BAE Systems will become the dominant player in British shipbuilding if it puts plans for a joint bid with VT Group for Babcock International into effect, industry sources said yesterday.
Babcock's interests would be split, with its shipyards going to BAE and VT snapping up its defence support services operations, they said.
City analysts are hoping to see an offer this week. The pair were forced to disclose their interest last week in the wake of a jump in Babcock's share price, which at one point hit a record high of 336p. Both BAE and VT said they were still considering the option of a bid but no decision had been taken. Babcock, which will issue a trading statement this week, declined to comment.

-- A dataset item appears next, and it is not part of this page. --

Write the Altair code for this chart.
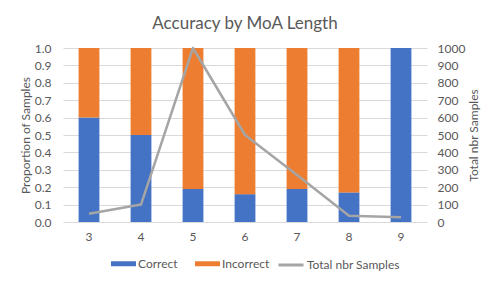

Industry sources said BAE was keen to take over Babcock's naval shipyard at Rosyth, Scotland, and its submarine refitting yard on the river Clyde.
BAE, which already has yards at Govan on the Clyde and Barrow-in-Furness in Cumbria, would then buy VT's Portsmouth yard, giving it control of most of the sector. Only DML, which runs the Devonport dockyard in Plymouth, would be left out of the consolidation.
Last year the Ministry of Defence said it was keen to see consolidation among Britain's fragmented dockyard industry.
Analysts believe it would make sense for VT to take over Babcock's support services activities, which make up four-fifths of its sales. However, analysts said that Babcock's shareholders would want to hang out for the highest possible price.
Bridgewell Securities suggested Babcock could be worth between 340p and 360p a share, valuing the company at between £708m and £750m. There was speculation over the weekend that Thales, the French defence group, Carlyle, the US private equity firm, and Serco, the UK support services companies, could launch counterbids.